━━━ DATA ENTRIES
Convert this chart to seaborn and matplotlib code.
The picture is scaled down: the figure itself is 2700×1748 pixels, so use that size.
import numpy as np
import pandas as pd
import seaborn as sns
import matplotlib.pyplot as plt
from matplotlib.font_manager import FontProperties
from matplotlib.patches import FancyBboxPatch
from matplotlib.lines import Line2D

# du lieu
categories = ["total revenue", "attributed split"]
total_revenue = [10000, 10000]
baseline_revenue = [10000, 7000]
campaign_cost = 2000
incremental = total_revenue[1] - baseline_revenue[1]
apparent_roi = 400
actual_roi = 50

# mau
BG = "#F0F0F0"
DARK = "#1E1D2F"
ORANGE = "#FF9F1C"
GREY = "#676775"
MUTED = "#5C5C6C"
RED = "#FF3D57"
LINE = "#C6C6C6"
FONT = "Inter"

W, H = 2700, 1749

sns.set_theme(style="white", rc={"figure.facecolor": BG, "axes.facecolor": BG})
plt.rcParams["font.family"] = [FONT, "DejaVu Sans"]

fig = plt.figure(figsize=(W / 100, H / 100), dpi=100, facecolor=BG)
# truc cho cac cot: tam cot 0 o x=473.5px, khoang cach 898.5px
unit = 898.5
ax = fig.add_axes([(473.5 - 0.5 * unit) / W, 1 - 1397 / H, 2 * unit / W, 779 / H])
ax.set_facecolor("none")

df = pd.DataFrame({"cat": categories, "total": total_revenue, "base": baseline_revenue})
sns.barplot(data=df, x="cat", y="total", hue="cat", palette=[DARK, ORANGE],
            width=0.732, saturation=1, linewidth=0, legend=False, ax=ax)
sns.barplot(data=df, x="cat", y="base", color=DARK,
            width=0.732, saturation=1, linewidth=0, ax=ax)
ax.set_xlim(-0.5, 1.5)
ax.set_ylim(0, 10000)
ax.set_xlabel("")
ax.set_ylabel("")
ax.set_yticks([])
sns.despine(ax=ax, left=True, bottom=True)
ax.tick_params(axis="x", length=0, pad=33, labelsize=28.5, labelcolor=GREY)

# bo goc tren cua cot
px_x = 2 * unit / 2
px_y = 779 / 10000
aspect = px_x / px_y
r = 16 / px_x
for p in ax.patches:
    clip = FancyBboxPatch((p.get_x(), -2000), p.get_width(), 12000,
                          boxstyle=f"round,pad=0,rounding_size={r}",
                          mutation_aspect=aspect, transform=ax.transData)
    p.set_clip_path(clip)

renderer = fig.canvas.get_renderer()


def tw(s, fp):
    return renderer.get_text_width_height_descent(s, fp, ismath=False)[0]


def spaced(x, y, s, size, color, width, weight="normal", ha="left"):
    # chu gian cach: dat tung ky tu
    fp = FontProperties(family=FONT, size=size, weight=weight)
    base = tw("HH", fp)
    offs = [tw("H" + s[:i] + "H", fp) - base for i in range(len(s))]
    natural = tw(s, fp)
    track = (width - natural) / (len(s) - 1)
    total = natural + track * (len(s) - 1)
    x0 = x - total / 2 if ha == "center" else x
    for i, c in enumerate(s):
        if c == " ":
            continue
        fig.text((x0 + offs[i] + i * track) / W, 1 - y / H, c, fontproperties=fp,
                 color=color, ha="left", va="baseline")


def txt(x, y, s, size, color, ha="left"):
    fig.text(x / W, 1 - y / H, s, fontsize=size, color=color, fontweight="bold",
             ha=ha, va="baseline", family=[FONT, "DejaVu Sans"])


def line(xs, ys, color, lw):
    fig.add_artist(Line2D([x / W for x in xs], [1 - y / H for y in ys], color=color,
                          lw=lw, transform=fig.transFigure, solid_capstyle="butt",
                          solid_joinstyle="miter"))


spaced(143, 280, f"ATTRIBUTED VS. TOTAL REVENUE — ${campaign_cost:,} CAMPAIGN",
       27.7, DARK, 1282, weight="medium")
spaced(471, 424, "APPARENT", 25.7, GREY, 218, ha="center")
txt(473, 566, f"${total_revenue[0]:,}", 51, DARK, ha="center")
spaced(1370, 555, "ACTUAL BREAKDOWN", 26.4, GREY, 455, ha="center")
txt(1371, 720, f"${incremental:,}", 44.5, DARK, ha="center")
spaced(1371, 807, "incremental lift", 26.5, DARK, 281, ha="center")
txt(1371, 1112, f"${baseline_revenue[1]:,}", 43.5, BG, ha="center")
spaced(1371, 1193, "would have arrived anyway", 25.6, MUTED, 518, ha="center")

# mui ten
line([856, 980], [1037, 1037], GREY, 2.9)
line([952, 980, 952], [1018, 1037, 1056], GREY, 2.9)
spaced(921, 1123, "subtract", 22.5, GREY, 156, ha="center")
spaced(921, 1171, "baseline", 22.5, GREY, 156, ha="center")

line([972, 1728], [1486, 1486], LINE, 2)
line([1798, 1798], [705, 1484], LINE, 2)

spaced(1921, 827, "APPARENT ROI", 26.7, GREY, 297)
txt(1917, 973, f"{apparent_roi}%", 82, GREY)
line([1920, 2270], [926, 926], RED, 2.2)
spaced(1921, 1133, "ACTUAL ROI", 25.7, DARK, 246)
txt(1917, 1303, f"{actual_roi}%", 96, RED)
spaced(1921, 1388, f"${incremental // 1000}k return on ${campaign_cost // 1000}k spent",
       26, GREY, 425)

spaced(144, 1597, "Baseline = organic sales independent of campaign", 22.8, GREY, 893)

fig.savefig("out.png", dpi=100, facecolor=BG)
━━━━━━
━━━ DATA ENTRIES
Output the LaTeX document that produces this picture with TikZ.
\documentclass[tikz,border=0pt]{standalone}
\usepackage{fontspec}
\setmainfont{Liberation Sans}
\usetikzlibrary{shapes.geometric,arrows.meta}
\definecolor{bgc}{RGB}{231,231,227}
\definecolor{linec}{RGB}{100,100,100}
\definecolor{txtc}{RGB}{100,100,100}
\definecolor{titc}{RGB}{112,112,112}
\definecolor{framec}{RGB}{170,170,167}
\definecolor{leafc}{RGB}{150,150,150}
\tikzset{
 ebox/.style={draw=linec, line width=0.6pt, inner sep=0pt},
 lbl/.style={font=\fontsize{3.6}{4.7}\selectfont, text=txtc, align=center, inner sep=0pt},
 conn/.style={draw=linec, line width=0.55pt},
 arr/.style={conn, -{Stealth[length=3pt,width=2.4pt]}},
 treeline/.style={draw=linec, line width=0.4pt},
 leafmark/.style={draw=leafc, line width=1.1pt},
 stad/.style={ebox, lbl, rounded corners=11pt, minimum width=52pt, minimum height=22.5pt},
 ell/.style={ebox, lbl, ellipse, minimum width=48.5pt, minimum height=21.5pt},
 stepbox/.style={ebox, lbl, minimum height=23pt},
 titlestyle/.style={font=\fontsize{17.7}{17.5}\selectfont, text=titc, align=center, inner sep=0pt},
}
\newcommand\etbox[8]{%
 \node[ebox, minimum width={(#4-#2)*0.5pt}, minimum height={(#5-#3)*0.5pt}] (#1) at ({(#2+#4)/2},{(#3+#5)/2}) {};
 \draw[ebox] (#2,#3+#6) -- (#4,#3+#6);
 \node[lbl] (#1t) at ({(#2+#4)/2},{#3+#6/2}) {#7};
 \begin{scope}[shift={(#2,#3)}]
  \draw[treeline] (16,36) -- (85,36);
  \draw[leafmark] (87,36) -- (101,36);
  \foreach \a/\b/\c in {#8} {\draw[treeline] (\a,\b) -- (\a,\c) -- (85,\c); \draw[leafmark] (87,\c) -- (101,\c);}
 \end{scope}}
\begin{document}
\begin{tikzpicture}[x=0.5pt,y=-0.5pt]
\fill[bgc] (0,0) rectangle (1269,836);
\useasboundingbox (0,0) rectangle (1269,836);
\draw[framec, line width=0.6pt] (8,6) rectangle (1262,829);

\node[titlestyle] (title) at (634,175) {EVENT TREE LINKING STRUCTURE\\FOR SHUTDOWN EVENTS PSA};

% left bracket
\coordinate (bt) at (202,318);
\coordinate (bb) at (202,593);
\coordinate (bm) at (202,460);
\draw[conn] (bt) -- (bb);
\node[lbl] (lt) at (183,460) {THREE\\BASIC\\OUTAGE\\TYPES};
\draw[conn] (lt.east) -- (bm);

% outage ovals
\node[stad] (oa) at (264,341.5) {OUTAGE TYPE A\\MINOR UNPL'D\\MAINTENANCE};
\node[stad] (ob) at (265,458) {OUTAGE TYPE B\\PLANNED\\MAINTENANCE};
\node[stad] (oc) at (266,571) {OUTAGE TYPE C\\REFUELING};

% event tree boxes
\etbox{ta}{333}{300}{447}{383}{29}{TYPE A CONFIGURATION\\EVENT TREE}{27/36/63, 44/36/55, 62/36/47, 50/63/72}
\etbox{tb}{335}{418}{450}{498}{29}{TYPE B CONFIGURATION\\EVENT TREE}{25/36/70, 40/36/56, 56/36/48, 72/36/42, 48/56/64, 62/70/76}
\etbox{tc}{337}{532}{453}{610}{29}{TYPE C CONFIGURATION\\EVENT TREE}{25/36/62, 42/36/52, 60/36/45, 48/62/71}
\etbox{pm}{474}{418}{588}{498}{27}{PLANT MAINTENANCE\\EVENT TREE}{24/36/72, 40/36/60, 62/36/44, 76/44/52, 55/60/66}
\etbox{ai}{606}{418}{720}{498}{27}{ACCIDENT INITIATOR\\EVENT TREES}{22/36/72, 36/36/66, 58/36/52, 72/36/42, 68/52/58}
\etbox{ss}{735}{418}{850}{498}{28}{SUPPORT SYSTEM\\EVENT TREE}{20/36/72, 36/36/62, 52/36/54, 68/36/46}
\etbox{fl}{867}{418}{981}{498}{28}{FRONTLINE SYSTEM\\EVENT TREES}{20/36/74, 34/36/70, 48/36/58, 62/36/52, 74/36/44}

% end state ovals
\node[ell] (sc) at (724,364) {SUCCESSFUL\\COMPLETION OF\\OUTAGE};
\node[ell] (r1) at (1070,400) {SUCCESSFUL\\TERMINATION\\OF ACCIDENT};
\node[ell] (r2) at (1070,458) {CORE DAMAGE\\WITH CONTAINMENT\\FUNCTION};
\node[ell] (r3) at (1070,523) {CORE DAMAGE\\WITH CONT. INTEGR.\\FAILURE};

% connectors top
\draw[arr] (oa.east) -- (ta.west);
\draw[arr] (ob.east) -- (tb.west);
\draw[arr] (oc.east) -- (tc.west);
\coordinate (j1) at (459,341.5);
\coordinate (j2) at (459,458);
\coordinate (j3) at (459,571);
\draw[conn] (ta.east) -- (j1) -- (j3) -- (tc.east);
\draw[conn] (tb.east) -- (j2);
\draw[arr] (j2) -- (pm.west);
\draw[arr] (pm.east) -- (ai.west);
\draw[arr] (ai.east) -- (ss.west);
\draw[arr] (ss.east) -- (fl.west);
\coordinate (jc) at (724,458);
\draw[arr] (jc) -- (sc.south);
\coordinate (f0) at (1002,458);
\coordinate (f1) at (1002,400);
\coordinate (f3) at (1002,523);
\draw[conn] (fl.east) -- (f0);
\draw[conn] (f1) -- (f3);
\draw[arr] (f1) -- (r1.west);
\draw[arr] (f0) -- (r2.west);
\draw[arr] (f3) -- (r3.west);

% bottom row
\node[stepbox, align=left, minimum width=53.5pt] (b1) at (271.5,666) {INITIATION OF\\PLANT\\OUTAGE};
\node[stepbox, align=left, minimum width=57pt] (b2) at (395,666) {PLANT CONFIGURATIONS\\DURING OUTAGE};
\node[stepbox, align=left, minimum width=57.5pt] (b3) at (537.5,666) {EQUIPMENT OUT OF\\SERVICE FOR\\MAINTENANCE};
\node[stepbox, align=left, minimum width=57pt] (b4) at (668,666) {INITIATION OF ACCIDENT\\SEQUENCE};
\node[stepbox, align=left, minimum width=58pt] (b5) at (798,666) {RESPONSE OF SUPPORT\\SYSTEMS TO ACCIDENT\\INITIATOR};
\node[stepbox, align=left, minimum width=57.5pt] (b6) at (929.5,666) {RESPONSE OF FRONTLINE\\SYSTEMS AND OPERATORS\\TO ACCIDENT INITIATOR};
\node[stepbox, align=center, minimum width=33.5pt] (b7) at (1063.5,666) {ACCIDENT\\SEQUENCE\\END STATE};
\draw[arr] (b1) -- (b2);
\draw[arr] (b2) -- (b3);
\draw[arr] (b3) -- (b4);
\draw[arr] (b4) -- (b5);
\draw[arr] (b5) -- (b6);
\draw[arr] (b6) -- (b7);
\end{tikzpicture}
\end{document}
━━━━━━
━━━ DATA ENTRIES
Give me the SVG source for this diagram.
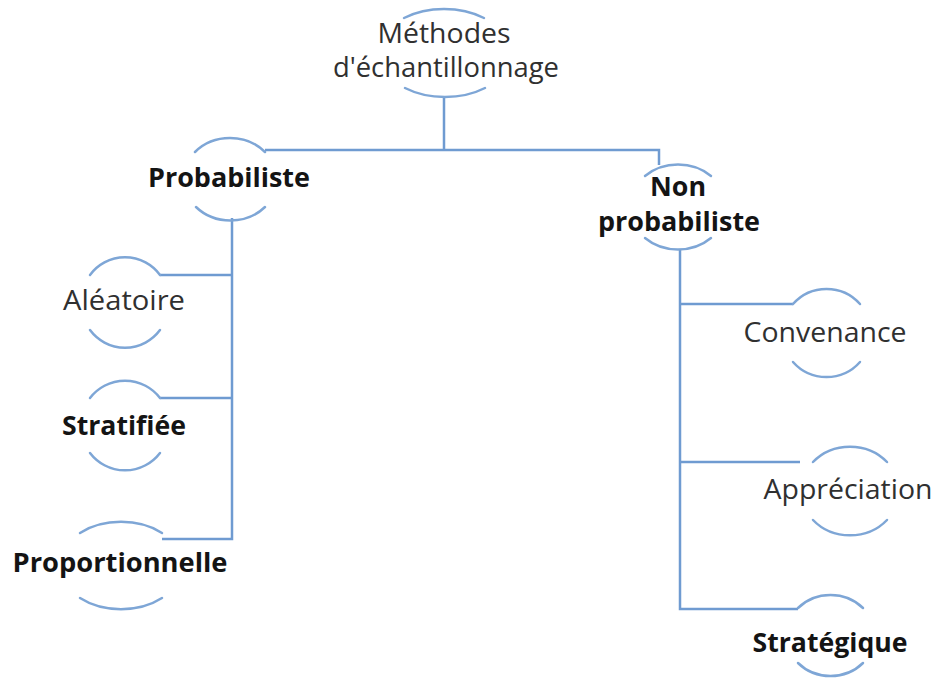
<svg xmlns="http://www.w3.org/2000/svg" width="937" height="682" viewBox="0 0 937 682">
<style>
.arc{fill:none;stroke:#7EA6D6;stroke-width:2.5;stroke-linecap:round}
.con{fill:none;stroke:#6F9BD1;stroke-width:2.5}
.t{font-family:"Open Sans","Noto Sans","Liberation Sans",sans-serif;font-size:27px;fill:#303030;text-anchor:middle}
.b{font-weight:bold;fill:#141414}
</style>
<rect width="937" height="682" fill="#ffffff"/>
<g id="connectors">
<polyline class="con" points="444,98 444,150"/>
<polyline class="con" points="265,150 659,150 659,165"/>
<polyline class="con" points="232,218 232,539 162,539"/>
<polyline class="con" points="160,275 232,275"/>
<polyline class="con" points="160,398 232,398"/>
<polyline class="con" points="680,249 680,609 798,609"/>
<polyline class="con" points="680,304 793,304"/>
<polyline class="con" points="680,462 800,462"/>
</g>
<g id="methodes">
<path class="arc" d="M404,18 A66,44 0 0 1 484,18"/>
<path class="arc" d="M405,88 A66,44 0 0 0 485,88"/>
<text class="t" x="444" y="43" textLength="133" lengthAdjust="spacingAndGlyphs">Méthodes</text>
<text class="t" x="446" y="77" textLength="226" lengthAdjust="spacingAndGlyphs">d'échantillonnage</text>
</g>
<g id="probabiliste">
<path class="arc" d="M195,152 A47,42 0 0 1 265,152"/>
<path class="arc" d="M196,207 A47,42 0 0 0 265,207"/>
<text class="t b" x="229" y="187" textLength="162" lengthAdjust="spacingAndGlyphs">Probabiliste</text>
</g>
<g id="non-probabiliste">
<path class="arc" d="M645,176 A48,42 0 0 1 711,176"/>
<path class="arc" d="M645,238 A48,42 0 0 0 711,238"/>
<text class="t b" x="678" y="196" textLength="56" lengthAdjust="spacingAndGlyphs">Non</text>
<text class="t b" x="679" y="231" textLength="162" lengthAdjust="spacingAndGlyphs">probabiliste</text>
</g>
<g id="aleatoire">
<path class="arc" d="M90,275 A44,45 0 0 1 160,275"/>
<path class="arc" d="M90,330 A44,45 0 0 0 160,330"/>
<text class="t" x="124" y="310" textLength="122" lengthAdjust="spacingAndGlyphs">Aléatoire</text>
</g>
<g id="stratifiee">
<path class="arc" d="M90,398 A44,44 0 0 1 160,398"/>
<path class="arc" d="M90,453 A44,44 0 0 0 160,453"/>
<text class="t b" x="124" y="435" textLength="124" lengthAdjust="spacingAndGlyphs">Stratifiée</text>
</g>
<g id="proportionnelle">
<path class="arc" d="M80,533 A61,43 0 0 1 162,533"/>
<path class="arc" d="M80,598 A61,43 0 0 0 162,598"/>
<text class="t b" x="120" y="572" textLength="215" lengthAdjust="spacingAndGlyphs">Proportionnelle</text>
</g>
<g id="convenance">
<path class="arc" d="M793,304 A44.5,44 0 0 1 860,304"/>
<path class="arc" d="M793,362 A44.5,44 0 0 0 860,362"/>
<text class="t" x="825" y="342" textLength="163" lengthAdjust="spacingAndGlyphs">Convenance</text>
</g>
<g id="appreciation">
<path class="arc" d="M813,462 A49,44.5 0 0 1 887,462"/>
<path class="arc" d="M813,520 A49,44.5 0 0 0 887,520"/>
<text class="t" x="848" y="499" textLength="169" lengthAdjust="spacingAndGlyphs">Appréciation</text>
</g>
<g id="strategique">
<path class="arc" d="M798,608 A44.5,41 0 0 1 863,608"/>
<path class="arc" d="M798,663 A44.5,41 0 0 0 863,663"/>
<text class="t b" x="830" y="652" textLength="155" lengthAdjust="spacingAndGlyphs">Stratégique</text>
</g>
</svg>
━━━━━━
→ EXERCISE OBJECTIVE
Print, without alteration, the lines from the line with "Convert this chart" to the line with "W, H = 2700, 1749". Include both of them, and omit every other line.

→ RESULT
Convert this chart to seaborn and matplotlib code.
The picture is scaled down: the figure itself is 2700×1748 pixels, so use that size.
import numpy as np
import pandas as pd
import seaborn as sns
import matplotlib.pyplot as plt
from matplotlib.font_manager import FontProperties
from matplotlib.patches import FancyBboxPatch
from matplotlib.lines import Line2D

# du lieu
categories = ["total revenue", "attributed split"]
total_revenue = [10000, 10000]
baseline_revenue = [10000, 7000]
campaign_cost = 2000
incremental = total_revenue[1] - baseline_revenue[1]
apparent_roi = 400
actual_roi = 50

# mau
BG = "#F0F0F0"
DARK = "#1E1D2F"
ORANGE = "#FF9F1C"
GREY = "#676775"
MUTED = "#5C5C6C"
RED = "#FF3D57"
LINE = "#C6C6C6"
FONT = "Inter"

W, H = 2700, 1749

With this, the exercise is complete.